A scheme by Birmingham City Council was exposed in today’s Birmingham Post by former Minister for the West Midlands MP Liam Byrne as a complete waste of money.
The 22-week clean streets campaign cost the council £20,000 to organise despite only issuing a few penalties, each at a cost of £300 to the taxpayer. What is more, half of the 68 people issued with £60 penalty tickets have refused to pay them according to the newspaper.
The MP issued a Freedom of Information request directly to Stephen Hughes, the Chief Executive of Birmingham City Council, as a means of following-up on this expensive project. He also discovered that there are five different departments within the council with responsibility for cleaning: regulatory services, environmental services, highways, leisure services, and the housing department.
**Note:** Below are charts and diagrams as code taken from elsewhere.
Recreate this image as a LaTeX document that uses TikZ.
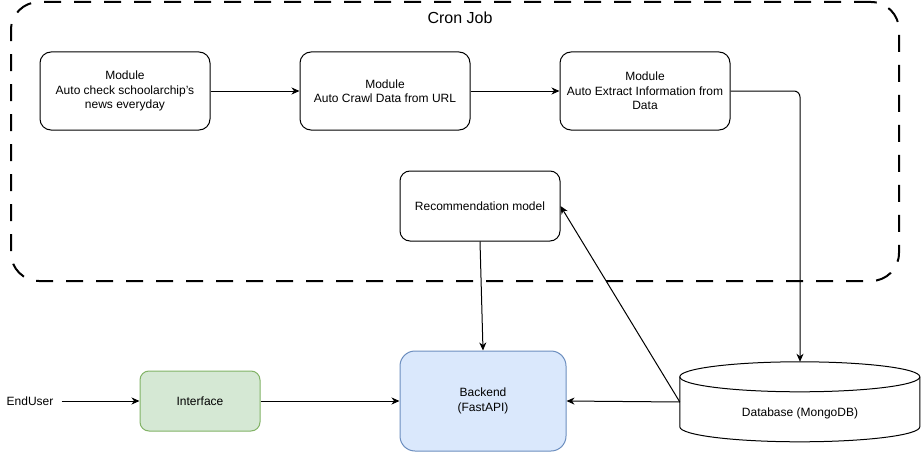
\documentclass[tikz,border=0pt]{standalone}
\usepackage{fontspec}
\setmainfont{Liberation Sans}
\usetikzlibrary{arrows.meta}
\definecolor{bluefill}{HTML}{DAE8FC}
\definecolor{bluedraw}{HTML}{6C8EBF}
\definecolor{greenfill}{HTML}{D5E8D4}
\definecolor{greendraw}{HTML}{82B366}
\tikzset{
  txt/.style={font=\fontsize{12}{14.4}\selectfont, align=center},
  box/.style={txt, draw=black, line width=1pt, rounded corners=11pt, inner sep=0pt},
  modbox/.style={box, minimum width=170pt, minimum height=78pt},
  cronbox/.style={draw=black, line width=2pt, dash pattern=on 17pt off 13pt, rounded corners=28pt, minimum width=888pt, minimum height=279pt, inner sep=0pt},
  arr/.style={draw=black, line width=1pt, -{Stealth[length=8pt,width=7pt,inset=2.5pt]}},
  plain/.style={draw=none, inner sep=0pt},
}
\begin{document}
\begin{tikzpicture}[x=1pt,y=-1pt]
\useasboundingbox (0,0) rectangle (921,452);
\fill[white] (0,0) rectangle (921,452);
% Cron job container
\node[cronbox] (cron) at (455,141.5) {};
\node[txt, font=\fontsize{16}{19}\selectfont] (cronlbl) at (460,18) {Cron Job};
% modules
\node[modbox] (m1) at (125,91) {Module\\Auto check schoolarchip's\\news everyday};
\node[modbox] (m2) at (385,91) {Module\\Auto Crawl Data from URL};
\node[modbox] (m3) at (645,91) {Module\\Auto Extract Information from\\Data};
% recommendation
\node[box, minimum width=160pt, minimum height=70pt, rounded corners=10pt] (rec) at (480,206) {Recommendation model};
% backend
\node[box, draw=bluedraw, fill=bluefill, minimum width=166pt, minimum height=100pt, rounded corners=15pt] (be) at (483,401) {Backend\\(FastAPI)};
% interface
\node[box, draw=greendraw, fill=greenfill, minimum width=120pt, minimum height=60pt, rounded corners=9pt] (ui) at (200,401) {Interface};
% end user
\node[txt, inner xsep=8pt, inner ysep=0pt] (eu) at (30,401) {EndUser};
% database cylinder
\node[plain, minimum width=240pt, minimum height=80pt] (db) at (800,402) {};
\draw[line width=1pt, fill=white] (db.north west) ++(0,15) arc[start angle=180, end angle=360, x radius=120pt, y radius=-15pt]
  -- ++(0,50) arc[start angle=0, end angle=180, x radius=120pt, y radius=-15pt] -- cycle;
\draw[line width=1pt] (db.north west) ++(0,15) arc[start angle=180, end angle=0, x radius=120pt, y radius=-15pt];
\node[txt] (dblbl) at (800,413) {Database (MongoDB)};
% connectors
\draw[arr] (m1) -- (m2);
\draw[arr] (m2) -- (m3);
\draw[arr, rounded corners=6pt] (m3.east) -| (db.north);
\draw[arr] (rec.south) -- (be.north);
\draw[arr] (db.west) -- (rec.east);
\draw[arr] (db.west) -- (be.east);
\draw[arr] (eu.east) -- (ui.west);
\draw[arr] (ui.east) -- (be.west);
\end{tikzpicture}
\end{document}
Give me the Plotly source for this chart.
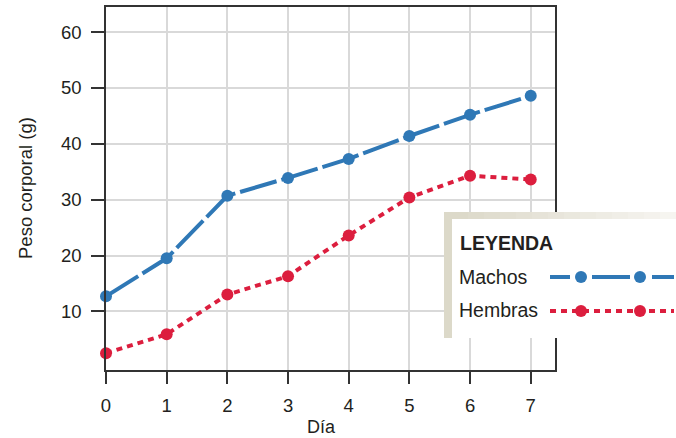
import plotly.graph_objects as go

dias = [0, 1, 2, 3, 4, 5, 6, 7]
machos = [12.7, 19.5, 30.7, 33.9, 37.3, 41.4, 45.2, 48.6]
hembras = [2.5, 5.9, 13.0, 16.3, 23.6, 30.4, 34.3, 33.6]
y_ticks = [10, 20, 30, 40, 50, 60]

BLUE = "#2f78b6"
RED = "#dc1e3e"
FONT = "Liberation Sans, Arial, sans-serif"
TXT = "#231f20"

W, H = 676, 438
L, R, T, B = 106, 555, 7, 370

fig = go.Figure()
fig.add_trace(go.Scatter(
    x=dias, y=machos, mode="lines+markers", name="Machos",
    line=dict(color=BLUE, width=4, dash="38px,5px"),
    marker=dict(color=BLUE, size=12), cliponaxis=False, showlegend=False))
fig.add_trace(go.Scatter(
    x=dias, y=hembras, mode="lines+markers", name="Hembras",
    line=dict(color=RED, width=4, dash="6px,5px"),
    marker=dict(color=RED, size=12), cliponaxis=False, showlegend=False))

def px(x):
    return (x - L) / (R - L)

def py(y):
    return (B - y) / (B - T)

shapes = []
# legend box: beige band with gradient on top, white interior
x0, y0, x1, y1 = 444, 212, 676, 338
shapes.append(dict(type="rect", xref="paper", yref="paper", x0=px(x0), x1=px(x0 + 8),
                   y0=py(y1), y1=py(y0), fillcolor="#dcd9c9", line=dict(width=0), layer="above"))
n = 14
c0 = (0xdc, 0xd9, 0xc9)
c1 = (0xf6, 0xf5, 0xf0)
for i in range(n):
    t = i / (n - 1)
    col = "rgb(%d,%d,%d)" % tuple(int(a + (b - a) * t) for a, b in zip(c0, c1))
    xa = x0 + 8 + (x1 - x0 - 8) * i / n
    xb = x0 + 8 + (x1 - x0 - 8) * (i + 1) / n
    shapes.append(dict(type="rect", xref="paper", yref="paper", x0=px(xa), x1=px(xb + 0.5),
                       y0=py(y0 + 7), y1=py(y0), fillcolor=col, line=dict(width=0), layer="above"))
shapes.append(dict(type="rect", xref="paper", yref="paper", x0=px(x0 + 8), x1=px(x1 + 2),
                   y0=py(y1), y1=py(y0 + 7), fillcolor="white", line=dict(width=0), layer="above"))

# legend samples
def circles(yc, color):
    for mx in (581, 640):
        r = 6
        shapes.append(dict(type="circle", xref="paper", yref="paper",
                           x0=px(mx - r), x1=px(mx + r), y0=py(yc + r), y1=py(yc - r),
                           fillcolor=color, line=dict(width=0), layer="above"))

for a, b in [(550, 570), (592, 630), (652, 674)]:
    shapes.append(dict(type="line", xref="paper", yref="paper", x0=px(a), x1=px(b),
                       y0=py(277), y1=py(277), line=dict(color=BLUE, width=4), layer="above"))
circles(277, BLUE)
shapes.append(dict(type="line", xref="paper", yref="paper", x0=px(550), x1=px(674),
                   y0=py(311), y1=py(311), line=dict(color=RED, width=4, dash="6px,5px"), layer="above"))
circles(311, RED)

def ann(text, x, y, size, xanchor="left", angle=0, yanchor="middle"):
    return dict(text=text, x=px(x), y=py(y), xref="paper", yref="paper",
                xanchor=xanchor, yanchor=yanchor, showarrow=False, textangle=angle,
                borderpad=0, font=dict(size=size, color=TXT, family=FONT))

annotations = [
    ann("<b>LEYENDA</b>", 459, 243, 19.5),
    ann("Machos", 458, 277, 19.5),
    ann("Hembras", 458, 310, 19.5),
    ann("Día", 321, 437.5, 18, "center", yanchor="bottom"),
    ann("Peso corporal (g)", 25, 188, 18.5, "center", -90),
]

fig.update_layout(
    width=W, height=H,
    margin=dict(l=L, r=W - R, t=T, b=H - B, autoexpand=False),
    paper_bgcolor="white", plot_bgcolor="white",
    font=dict(family=FONT, size=18.5, color=TXT),
    shapes=shapes, annotations=annotations,
    showlegend=False,
)
fig.update_xaxes(
    range=[0, 7.4], tickvals=dias, ticks="outside", ticklen=12, tickwidth=1.5,
    tickcolor="#333", showline=True, linecolor="#333", linewidth=1.5, mirror=True,
    showgrid=True, gridcolor="#d9d9d9", gridwidth=1.5, zeroline=False,
    automargin=False, tickfont=dict(size=18.5), ticklabelstandoff=6,
)
fig.update_yaxes(
    range=[-0.5, 64.5], tickvals=y_ticks, ticks="outside", ticklen=13, tickwidth=1.5,
    tickcolor="#333", showline=True, linecolor="#333", linewidth=1.5, mirror=True,
    showgrid=True, gridcolor="#d9d9d9", gridwidth=1.5, zeroline=False,
    automargin=False, tickfont=dict(size=18.5), ticklabelstandoff=6,
)

fig.write_html("out.html", config={"displayModeBar": False},
               post_script="document.body.style.margin='0px';document.body.style.overflow='hidden';")
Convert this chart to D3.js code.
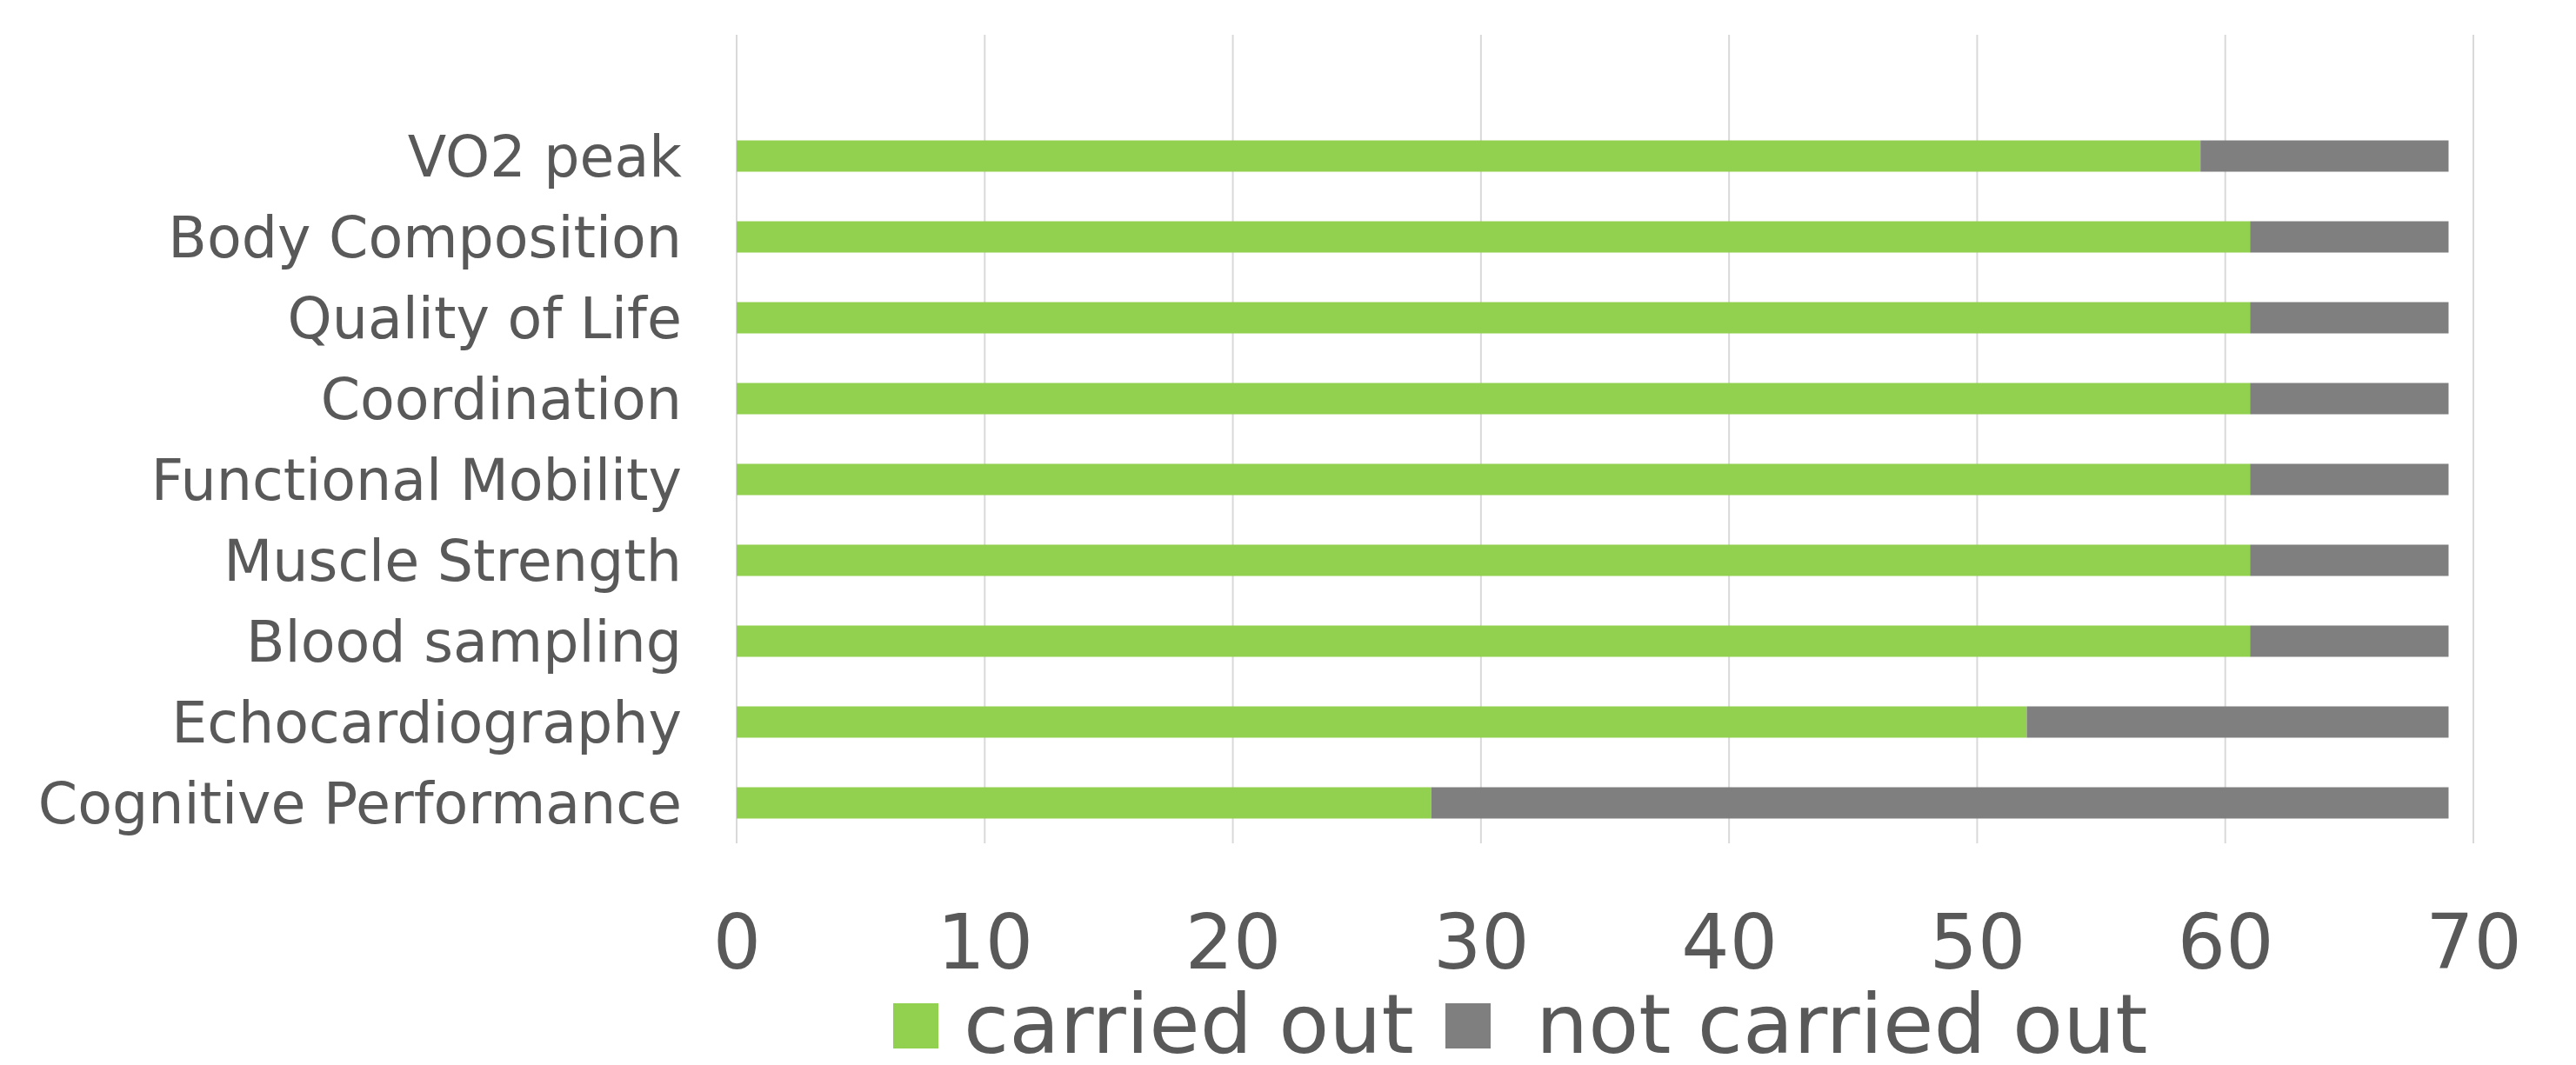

We can see from this just how massively and expensively counterproductive many of these local authority-run schemes can be, and yet, if interested individuals didn’t file Freedom of Information requests, Birmingham City Council could easily bury their costly mistakes away.
It certainly doesn’t seem as though the £20,000 of our money that BCC invested resulted in cleaner streets, nor did this 'blitz' even raise revenue through fines (usually an underhand way of topping up the coffers). This £20,000 just fell into a black-hole.
Most people would consider £20,000 a large amount of money, and even though those people (clearly) don’t hold the purse strings at Birmingham City Council those who do are going to have to become increasingly stringent and increasingly sensitive to this fact if they want to avoid offending local residents with this cavalier attitude towards public finances.